With cheers and gasps, music students from four Los Angeles city schools greeted a surprise present Thursday at Nightingale Middle School in Cypress Park. Shiny new trumpets, French horns, flutes, clarinets, saxophones and other instruments and accessories were lined up for them on the stage of the school's Arthur C. Brown Auditorium.
The instruments, valued at more than $80,000, were gifts for the schools' music programs donated through an "Inspire the Future" partnership between the Los Angeles Philharmonic and Boston-based Fidelity Investments.
In addition to Nightingale, the recipients were Berendo Middle School, Belmont High School and the Los Angeles Center for Enriched Studies. Alan Velesquez, 13, a Berendo Middle School student, said he was happy about his new French horn.
"It's so shiny. I can't wait to bring it home. It's easier to play. With mine, I have to press down on the valves this much," he said, gesturing with his fingers. "This one I just have to press lightly."
Mr. Holland's Opus Foundation, a national music education support organization, worked with the two sponsors to find schools in communities underserved in music and the arts and to identify their needs.
New instruments quickly rose to the top of the list.
"There have been times when we have eight clarinet players and only five working clarinets, so kids have had to switch off," said Jennifer Elliot, music director at Nightingale. "This will allow students to have their own instruments without worrying about having to share with someone else."
The students -- 125 from the four schools -- arrived expecting to hear a lecture on music education. Instead, Bill O'Dell, Los Angeles branch manager for Fidelity, sprang the surprise on them.
As they reverently put their hands on the instruments, the stage filled quickly with sounds of a snare drum, a young trumpeter playing "Carol of the Bells," clarinet and saxophone riffs and lots of laughs, giggles and chatter.
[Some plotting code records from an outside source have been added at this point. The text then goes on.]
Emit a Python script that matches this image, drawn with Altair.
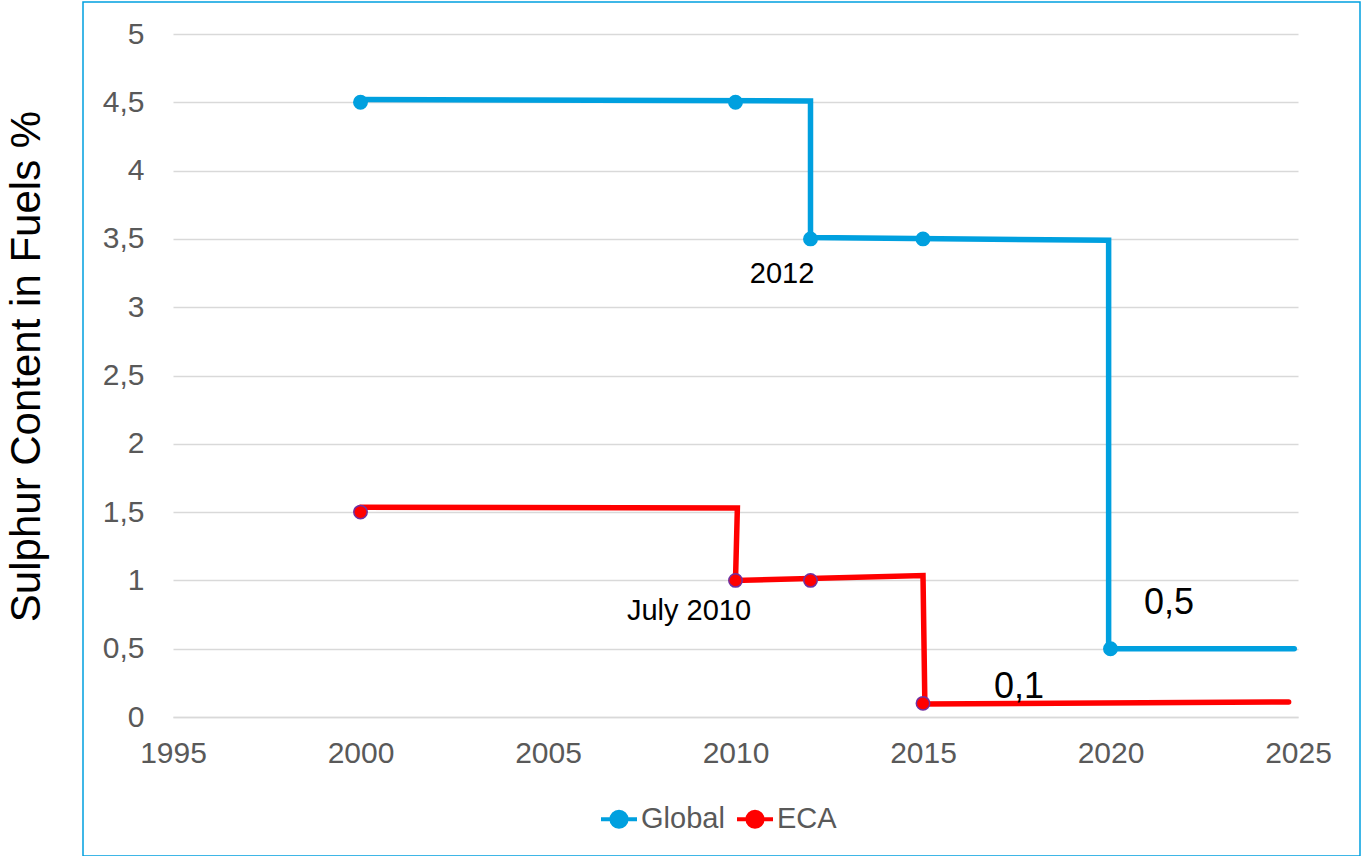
import altair as alt
import pandas as pd

BLUE = "#00A0DF"
RED = "#FF0000"
FONT = "Liberation Sans"

# Step lines (as drawn)
global_line_x = [2000, 2012, 2012, 2019.95, 2019.95, 2024.9]
global_line_y = [4.52, 4.51, 3.51, 3.49, 0.5, 0.5]
eca_line_x = [2000, 2010.05, 2010, 2015, 2015.05, 2024.75]
eca_line_y = [1.535, 1.53, 1.0, 1.035, 0.095, 0.11]

# Markers
global_pt_x = [2000, 2010, 2012, 2015, 2020]
global_pt_y = [4.5, 4.5, 3.5, 3.5, 0.5]
eca_pt_x = [2000, 2010, 2012, 2015]
eca_pt_y = [1.5, 1.0, 1.0, 0.1]

# Annotations
small_text = ["2012", "July 2010"]
small_x = [2011.24, 2008.76]
small_y = [3.24, 0.776]
big_text = ["0,5", "0,1"]
big_x = [2021.56, 2017.56]
big_y = [0.835, 0.22]

series = ["Global", "ECA"]

lines = pd.DataFrame(
    [{"series": "Global", "year": x, "value": y, "o": i} for i, (x, y) in enumerate(zip(global_line_x, global_line_y))]
    + [{"series": "ECA", "year": x, "value": y, "o": i} for i, (x, y) in enumerate(zip(eca_line_x, eca_line_y))]
)
pts = pd.DataFrame(
    [{"series": "Global", "year": x, "value": y} for x, y in zip(global_pt_x, global_pt_y)]
    + [{"series": "ECA", "year": x, "value": y} for x, y in zip(eca_pt_x, eca_pt_y)]
)
small_df = pd.DataFrame({"t": small_text, "year": small_x, "value": small_y})
big_df = pd.DataFrame({"t": big_text, "year": big_x, "value": big_y})

xscale = alt.Scale(domain=[1995, 2025], nice=False, zero=False)
yscale = alt.Scale(domain=[0, 5], nice=False)
cscale = alt.Scale(domain=series, range=[BLUE, RED])

sym = "M-1,0L1,0M0.42,0A0.42,0.42,0,1,1,-0.42,0A0.42,0.42,0,1,1,0.42,0Z"
legend = alt.Legend(
    title=None, orient="none", legendX=426, legendY=765, direction="horizontal",
    symbolType=sym, symbolSize=1296, symbolStrokeWidth=4,
    labelFont=FONT, labelFontSize=29, labelColor="#595959", labelOffset=2,
    columnPadding=4, symbolOpacity=1,
)

x_enc = alt.X("year:Q", scale=xscale, title=None,
              axis=alt.Axis(values=list(range(1995, 2026, 5)), format="d", grid=False, ticks=False,
                            domainColor="#D9D9D9", domainWidth=1.5, labelPadding=21, labelFlush=False,
                            labelFont=FONT, labelFontSize=30, labelColor="#595959"))
y_enc = alt.Y("value:Q", scale=yscale, title="Sulphur Content in Fuels %",
              axis=alt.Axis(values=[0, 0.5, 1, 1.5, 2, 2.5, 3, 3.5, 4, 4.5, 5], format="~g",
                            labelExpr="replace(datum.label, '.', ',')",
                            domain=False, ticks=False, gridColor="#D9D9D9", gridWidth=1.5,
                            labelPadding=29, labelFont=FONT, labelFontSize=30, labelColor="#595959",
                            titleFont=FONT, titleFontSize=42, titleFontWeight="normal",
                            titleColor="#000000", titlePadding=54, titleY=332))

line_layer = alt.Chart(lines).mark_line(strokeWidth=5.5, strokeCap="round", strokeJoin="miter").encode(
    x=x_enc, y=y_enc, order="o:Q",
    color=alt.Color("series:N", scale=cscale, legend=legend),
)
pt_layer = alt.Chart(pts).mark_point(filled=True, size=180, opacity=1, strokeWidth=1.5).encode(
    x="year:Q", y="value:Q",
    color=alt.Color("series:N", scale=cscale, legend=legend),
    stroke=alt.Stroke("series:N", scale=alt.Scale(domain=series, range=[BLUE, "#7030A0"]), legend=None),
)
small_layer = alt.Chart(small_df).mark_text(font=FONT, fontSize=29, color="#000000").encode(
    x="year:Q", y="value:Q", text="t:N")
big_layer = alt.Chart(big_df).mark_text(font=FONT, fontSize=36, color="#000000").encode(
    x="year:Q", y="value:Q", text="t:N")
frame = alt.Chart(pd.DataFrame({"a": [0]})).mark_rect(filled=False, stroke=BLUE, strokeWidth=1.5).encode(
    x=alt.value(-90), x2=alt.value(1187), y=alt.value(-32), y2=alt.value(822))

chart = alt.layer(frame, line_layer, pt_layer, small_layer, big_layer).resolve_scale(
    color="shared"
).properties(
    width=1125, height=683,
    padding={"left": 5, "top": 1, "right": 0, "bottom": 0},
    background="white",
).configure_view(stroke=None)

chart.save("out.html", embed_options={"renderer": "svg", "actions": False})
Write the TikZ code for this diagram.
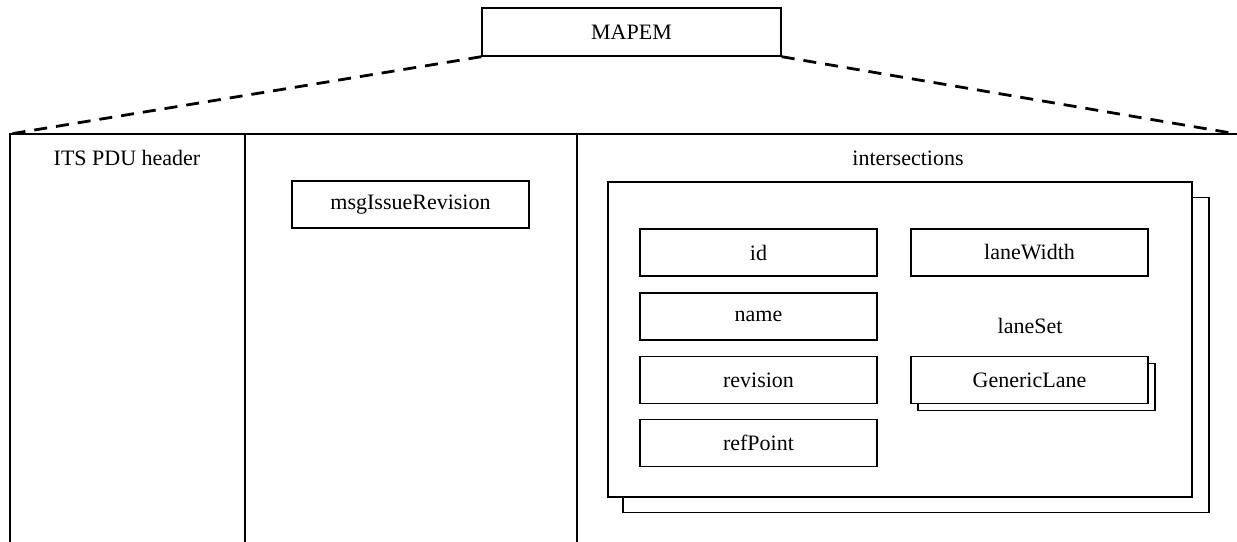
\documentclass[tikz,border=0pt]{standalone}
\usepackage{fontspec}
\setmainfont{Liberation Serif}
\begin{document}
\begin{tikzpicture}[x=1pt,y=-1pt,
  lbl/.style={font=\fontsize{22}{26}\selectfont, inner sep=0pt},
  fieldbox/.style={draw, line width=1.4pt, fill=white, minimum width=237pt, minimum height=47pt, inner sep=0pt, font=\fontsize{22}{26}\selectfont},
  framebox/.style={draw, line width=1.4pt, fill=white, inner sep=0pt},
  frameline/.style={line width=1.4pt},
  dashline/.style={line width=2.8pt, dash pattern=on 13pt off 9pt}]
\useasboundingbox (0,0) rectangle (1237,541);
% MAPEM
\node[fieldbox, minimum width=299pt, minimum height=48pt] (mapem) at (631.5,32) {MAPEM};
\coordinate (lt) at (10,134);
\coordinate (rt) at (1237,134);
\draw[dashline] (mapem.south west) -- (lt);
\draw[dashline] (mapem.south east) -- (rt);
% frame
\begin{scope}
\clip (0,0) rectangle (1237,541);
\draw[frameline] (1237,134) -- (lt) -- (10,545);
\draw[frameline] (245,134) -- (245,545);
\draw[frameline] (577,134) -- (577,545);
\end{scope}
\node[lbl] (its) at (127,158) {ITS PDU header};
\node[fieldbox] (msg) at (410.5,204.5) {msgIssueRevision};
\node[lbl] (inter) at (908,158) {intersections};
% intersections stacked box
\node[framebox, minimum width=586pt, minimum height=315pt] (interback) at (916,355) {};
\node[framebox, minimum width=584pt, minimum height=315pt] (interfront) at (900,339.5) {};
\node[fieldbox] (id) at (758.5,252.5) {id};
\node[fieldbox] (name) at (758.5,316.5) {name};
\node[fieldbox] (rev) at (758.5,380) {revision};
\node[fieldbox] (ref) at (758.5,443) {refPoint};
\node[fieldbox] (lw) at (1029.5,252.5) {laneWidth};
\node[lbl] (laneset) at (1030,326) {laneSet};
\node[fieldbox] (glback) at (1036.5,387) {};
\node[fieldbox] (gl) at (1029.5,380) {GenericLane};
\end{tikzpicture}
\end{document}
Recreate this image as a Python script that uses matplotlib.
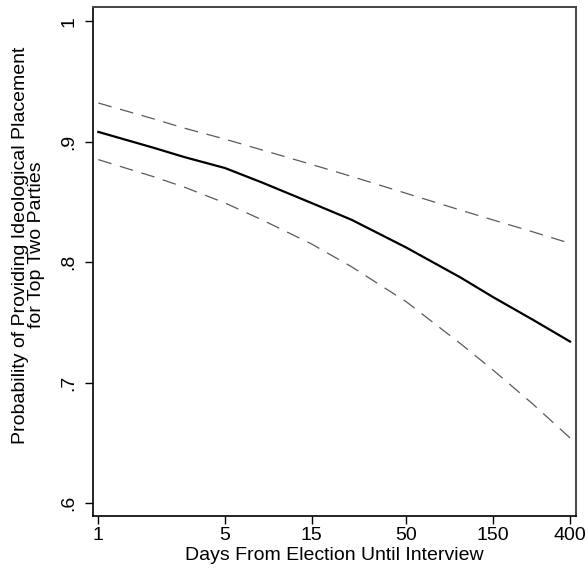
import numpy as np
import matplotlib
matplotlib.use("Agg")
import matplotlib.pyplot as plt

plt.rcParams['font.family'] = ['Liberation Sans', 'DejaVu Sans']

# values
days = [1, 2, 3, 5, 8, 15, 25, 50, 100, 150, 250, 400]
prob = [0.908, 0.895, 0.887, 0.878, 0.866, 0.849, 0.835, 0.812, 0.787, 0.771, 0.752, 0.734]
upper = [0.932, 0.919, 0.911, 0.902, 0.893, 0.881, 0.871, 0.857, 0.843, 0.835, 0.825, 0.8155]
lower = [0.885, 0.871, 0.862, 0.849, 0.835, 0.815, 0.796, 0.767, 0.732, 0.7105, 0.682, 0.654]

xticks = [1, 5, 15, 50, 150, 400]
yticks = [0.6, 0.7, 0.8, 0.9, 1.0]
ytick_labels = ['.6', '.7', '.8', '.9', '1']

fig = plt.figure(figsize=(5.88, 5.75), dpi=100)
ax = fig.add_axes([0.1582, 0.1026, 0.8214, 0.8857])

ax.plot(days, upper, color='#5a5a5a', lw=0.9, dashes=(11, 7))
ax.plot(days, lower, color='#5a5a5a', lw=0.9, dashes=(11, 7))
ax.plot(days, prob, color='black', lw=1.6)

ax.set_xscale('log')
ax.set_xlim(0.935, 431.5)
ax.set_ylim(0.5892, 1.0119)

ax.set_xticks(xticks)
ax.set_xticklabels([str(t) for t in xticks])
ax.minorticks_off()
ax.set_yticks(yticks)
ax.set_yticklabels(ytick_labels, rotation=90, va='center')

ax.tick_params(axis='both', direction='out', length=6, width=1, labelsize=14, color='black')
ax.tick_params(axis='x', pad=2)
ax.tick_params(axis='y', pad=5)

for side in ['left', 'bottom']:
    ax.spines[side].set_color('black')
    ax.spines[side].set_linewidth(1.2)
for side in ['top', 'right']:
    ax.spines[side].set_color('#444444')
    ax.spines[side].set_linewidth(1.4)

ax.set_xlabel('Days From Election Until Interview', fontsize=14, labelpad=2)
# y title sits a bit above the plot centre, like the original
fig.text(0.049, 0.574, 'Probability of Providing Ideological Placement\nfor Top Two Parties',
         rotation=90, ha='center', va='center', fontsize=14, linespacing=0.95,
         multialignment='center')

fig.savefig('out.png', dpi=100)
"It's better than mine," said Nightingale student Gabriel Guttierez, 12, tightly holding a new clarinet.
The Philharmonic has a partners program with the four schools. "Our musicians go right into the schools to work with the kids," said Deborah Borda, president of the Philharmonic Assn. "Plus, we work with the teachers and with the families. Education is an absolutely crucial component of the Los Angeles Philharmonic's strategic and long-range plans."
In addition to the Philharmonic, Fidelity also has partnered with the Chicago Symphony, Houston Symphony and Boston Pops Orchestra through its "Inspire the Future" program, distributing more than $300,000 in new music instruments, according to Jennifer Brown, executive vice president of corporate affairs.
"Every year we've been struggling and trying to find ways to build the program and keep it growing," said Nightingale's Elliot. "This gift is significant. It will give us the opportunity to put on outstanding performances for our school, their families and the community and lead our students to a lifelong love for the arts."